* [Your task] Return the material word for word. Do not include the pictures.

* [Supplied material]
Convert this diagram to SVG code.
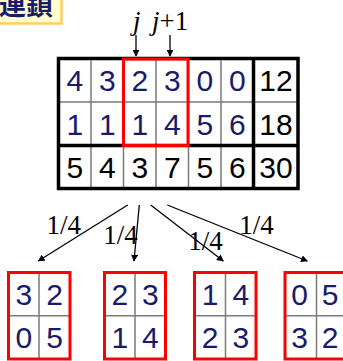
<svg xmlns="http://www.w3.org/2000/svg" width="343" height="361" viewBox="0 0 343 361">
<style>
.d{font-family:"Liberation Sans",Arial,sans-serif;font-size:30px;text-anchor:middle;fill:#1a1a6a}
.k{fill:#000}
.t{font-family:"Liberation Serif","Times New Roman",serif;font-size:27px;fill:#000}
.thin{stroke:#7a7a7a;stroke-width:1.5;fill:none}
.thick{stroke:#000;stroke-width:3.5;fill:none}
.red{stroke:#ff0000;stroke-width:3;fill:none}
.arr{stroke:#000;stroke-width:1.3;fill:none;marker-end:url(#ah)}
</style>
<defs>
<marker id="ah" viewBox="0 0 10 10" refX="9" refY="5" markerWidth="7" markerHeight="7" markerUnits="userSpaceOnUse" orient="auto">
<path d="M0,0 L10,5 L0,10 z" fill="#000"/>
</marker>
</defs>
<rect width="343" height="361" fill="#fff"/>
<g id="title">
<rect x="-5" y="-5" width="66.5" height="28.5" fill="#ffffcc" stroke="#ffcc66" stroke-width="2.5"/>
<text x="53" y="15" font-family="'Noto Sans CJK JP',sans-serif" font-size="27" font-weight="bold" fill="#1a1a6a" text-anchor="end">連鎖</text>
</g>
<g id="labels-top">
<text class="t" x="133" y="30" font-style="italic">j</text>
<text class="t" x="152" y="30"><tspan font-style="italic">j</tspan>+1</text>
</g>
<g id="main-table">
<rect x="58.5" y="58.5" width="239.5" height="130" fill="#fff"/>
<path class="thin" d="M91,58.5V188.5M123.5,58.5V188.5M156,58.5V188.5M188.5,58.5V188.5M221,58.5V188.5M58.5,102H298"/>
<path class="thick" d="M253.5,58.5V188.5M58.5,145.5H298"/>
<rect class="thick" x="58.5" y="58.5" width="239.5" height="130"/>
<rect class="red" x="123.5" y="59" width="64.5" height="86.5"/>
<text class="d" x="74.75" y="91">4</text><text class="d" x="107.25" y="91">3</text><text class="d" x="139.75" y="91">2</text><text class="d" x="172.25" y="91">3</text><text class="d" x="204.75" y="91">0</text><text class="d" x="237.25" y="91">0</text><text class="d k" x="276" y="91">12</text>
<text class="d" x="74.75" y="134.5">1</text><text class="d" x="107.25" y="134.5">1</text><text class="d" x="139.75" y="134.5">1</text><text class="d" x="172.25" y="134.5">4</text><text class="d" x="204.75" y="134.5">5</text><text class="d" x="237.25" y="134.5">6</text><text class="d k" x="276" y="134.5">18</text>
<text class="d k" x="74.75" y="177.7">5</text><text class="d k" x="107.25" y="177.7">4</text><text class="d k" x="139.75" y="177.7">3</text><text class="d k" x="172.25" y="177.7">7</text><text class="d k" x="204.75" y="177.7">5</text><text class="d k" x="237.25" y="177.7">6</text><text class="d k" x="276" y="177.7">30</text>
</g>
<g id="connectors">
<line class="arr" x1="136" y1="35" x2="136" y2="56"/>
<line class="arr" x1="170" y1="35" x2="170" y2="56"/>
<line class="arr" x1="127.7" y1="205" x2="38.3" y2="261"/>
<line class="arr" x1="139.3" y1="205" x2="134" y2="261"/>
<line class="arr" x1="150.7" y1="205" x2="223.3" y2="261"/>
<line class="arr" x1="167.3" y1="205" x2="307.3" y2="261"/>
</g>
<g id="prob-labels">
<text class="t" x="46.5" y="233.5">1/4</text>
<text class="t" x="103.3" y="244">1/4</text>
<text class="t" x="188.3" y="250">1/4</text>
<text class="t" x="239.3" y="233.5">1/4</text>
</g>
<g id="box1">
<rect x="8.5" y="272.5" width="61.5" height="86.5" fill="#fff"/>
<path class="thin" d="M39,272.5V359M8.5,315.75H70"/>
<rect class="red" x="8.5" y="272.5" width="61.5" height="86.5"/>
<text class="d" x="23.75" y="304.7">3</text><text class="d" x="54.5" y="304.7">2</text>
<text class="d" x="23.75" y="348">0</text><text class="d" x="54.5" y="348">5</text>
</g>
<g id="box2">
<rect x="104.5" y="272.5" width="61" height="86.5" fill="#fff"/>
<path class="thin" d="M135,272.5V359M104.5,315.75H165.5"/>
<rect class="red" x="104.5" y="272.5" width="61" height="86.5"/>
<text class="d" x="119.75" y="304.7">2</text><text class="d" x="150.25" y="304.7">3</text>
<text class="d" x="119.75" y="348">1</text><text class="d" x="150.25" y="348">4</text>
</g>
<g id="box3">
<rect x="194.5" y="272.5" width="61.5" height="86.5" fill="#fff"/>
<path class="thin" d="M225.5,272.5V359M194.5,315.75H256"/>
<rect class="red" x="194.5" y="272.5" width="61.5" height="86.5"/>
<text class="d" x="210" y="304.7">1</text><text class="d" x="240.75" y="304.7">4</text>
<text class="d" x="210" y="348">2</text><text class="d" x="240.75" y="348">3</text>
</g>
<g id="box4">
<rect x="285" y="272.5" width="62" height="86.5" fill="#fff"/>
<path class="thin" d="M316.5,272.5V359M285,315.75H347"/>
<rect class="red" x="285" y="272.5" width="62" height="86.5"/>
<text class="d" x="299.5" y="304.7">0</text><text class="d" x="330" y="304.7">5</text>
<text class="d" x="299.5" y="348">3</text><text class="d" x="330" y="348">2</text>
</g>
</svg>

* [Result]
Convert this diagram to SVG code.
<svg xmlns="http://www.w3.org/2000/svg" width="343" height="361" viewBox="0 0 343 361">
<style>
.d{font-family:"Liberation Sans",Arial,sans-serif;font-size:30px;text-anchor:middle;fill:#1a1a6a}
.k{fill:#000}
.t{font-family:"Liberation Serif","Times New Roman",serif;font-size:27px;fill:#000}
.thin{stroke:#7a7a7a;stroke-width:1.5;fill:none}
.thick{stroke:#000;stroke-width:3.5;fill:none}
.red{stroke:#ff0000;stroke-width:3;fill:none}
.arr{stroke:#000;stroke-width:1.3;fill:none;marker-end:url(#ah)}
</style>
<defs>
<marker id="ah" viewBox="0 0 10 10" refX="9" refY="5" markerWidth="7" markerHeight="7" markerUnits="userSpaceOnUse" orient="auto">
<path d="M0,0 L10,5 L0,10 z" fill="#000"/>
</marker>
</defs>
<rect width="343" height="361" fill="#fff"/>
<g id="title">
<rect x="-5" y="-5" width="66.5" height="28.5" fill="#ffffcc" stroke="#ffcc66" stroke-width="2.5"/>
<text x="53" y="15" font-family="'Noto Sans CJK JP',sans-serif" font-size="27" font-weight="bold" fill="#1a1a6a" text-anchor="end">連鎖</text>
</g>
<g id="labels-top">
<text class="t" x="133" y="30" font-style="italic">j</text>
<text class="t" x="152" y="30"><tspan font-style="italic">j</tspan>+1</text>
</g>
<g id="main-table">
<rect x="58.5" y="58.5" width="239.5" height="130" fill="#fff"/>
<path class="thin" d="M91,58.5V188.5M123.5,58.5V188.5M156,58.5V188.5M188.5,58.5V188.5M221,58.5V188.5M58.5,102H298"/>
<path class="thick" d="M253.5,58.5V188.5M58.5,145.5H298"/>
<rect class="thick" x="58.5" y="58.5" width="239.5" height="130"/>
<rect class="red" x="123.5" y="59" width="64.5" height="86.5"/>
<text class="d" x="74.75" y="91">4</text><text class="d" x="107.25" y="91">3</text><text class="d" x="139.75" y="91">2</text><text class="d" x="172.25" y="91">3</text><text class="d" x="204.75" y="91">0</text><text class="d" x="237.25" y="91">0</text><text class="d k" x="276" y="91">12</text>
<text class="d" x="74.75" y="134.5">1</text><text class="d" x="107.25" y="134.5">1</text><text class="d" x="139.75" y="134.5">1</text><text class="d" x="172.25" y="134.5">4</text><text class="d" x="204.75" y="134.5">5</text><text class="d" x="237.25" y="134.5">6</text><text class="d k" x="276" y="134.5">18</text>
<text class="d k" x="74.75" y="177.7">5</text><text class="d k" x="107.25" y="177.7">4</text><text class="d k" x="139.75" y="177.7">3</text><text class="d k" x="172.25" y="177.7">7</text><text class="d k" x="204.75" y="177.7">5</text><text class="d k" x="237.25" y="177.7">6</text><text class="d k" x="276" y="177.7">30</text>
</g>
<g id="connectors">
<line class="arr" x1="136" y1="35" x2="136" y2="56"/>
<line class="arr" x1="170" y1="35" x2="170" y2="56"/>
<line class="arr" x1="127.7" y1="205" x2="38.3" y2="261"/>
<line class="arr" x1="139.3" y1="205" x2="134" y2="261"/>
<line class="arr" x1="150.7" y1="205" x2="223.3" y2="261"/>
<line class="arr" x1="167.3" y1="205" x2="307.3" y2="261"/>
</g>
<g id="prob-labels">
<text class="t" x="46.5" y="233.5">1/4</text>
<text class="t" x="103.3" y="244">1/4</text>
<text class="t" x="188.3" y="250">1/4</text>
<text class="t" x="239.3" y="233.5">1/4</text>
</g>
<g id="box1">
<rect x="8.5" y="272.5" width="61.5" height="86.5" fill="#fff"/>
<path class="thin" d="M39,272.5V359M8.5,315.75H70"/>
<rect class="red" x="8.5" y="272.5" width="61.5" height="86.5"/>
<text class="d" x="23.75" y="304.7">3</text><text class="d" x="54.5" y="304.7">2</text>
<text class="d" x="23.75" y="348">0</text><text class="d" x="54.5" y="348">5</text>
</g>
<g id="box2">
<rect x="104.5" y="272.5" width="61" height="86.5" fill="#fff"/>
<path class="thin" d="M135,272.5V359M104.5,315.75H165.5"/>
<rect class="red" x="104.5" y="272.5" width="61" height="86.5"/>
<text class="d" x="119.75" y="304.7">2</text><text class="d" x="150.25" y="304.7">3</text>
<text class="d" x="119.75" y="348">1</text><text class="d" x="150.25" y="348">4</text>
</g>
<g id="box3">
<rect x="194.5" y="272.5" width="61.5" height="86.5" fill="#fff"/>
<path class="thin" d="M225.5,272.5V359M194.5,315.75H256"/>
<rect class="red" x="194.5" y="272.5" width="61.5" height="86.5"/>
<text class="d" x="210" y="304.7">1</text><text class="d" x="240.75" y="304.7">4</text>
<text class="d" x="210" y="348">2</text><text class="d" x="240.75" y="348">3</text>
</g>
<g id="box4">
<rect x="285" y="272.5" width="62" height="86.5" fill="#fff"/>
<path class="thin" d="M316.5,272.5V359M285,315.75H347"/>
<rect class="red" x="285" y="272.5" width="62" height="86.5"/>
<text class="d" x="299.5" y="304.7">0</text><text class="d" x="330" y="304.7">5</text>
<text class="d" x="299.5" y="348">3</text><text class="d" x="330" y="348">2</text>
</g>
</svg>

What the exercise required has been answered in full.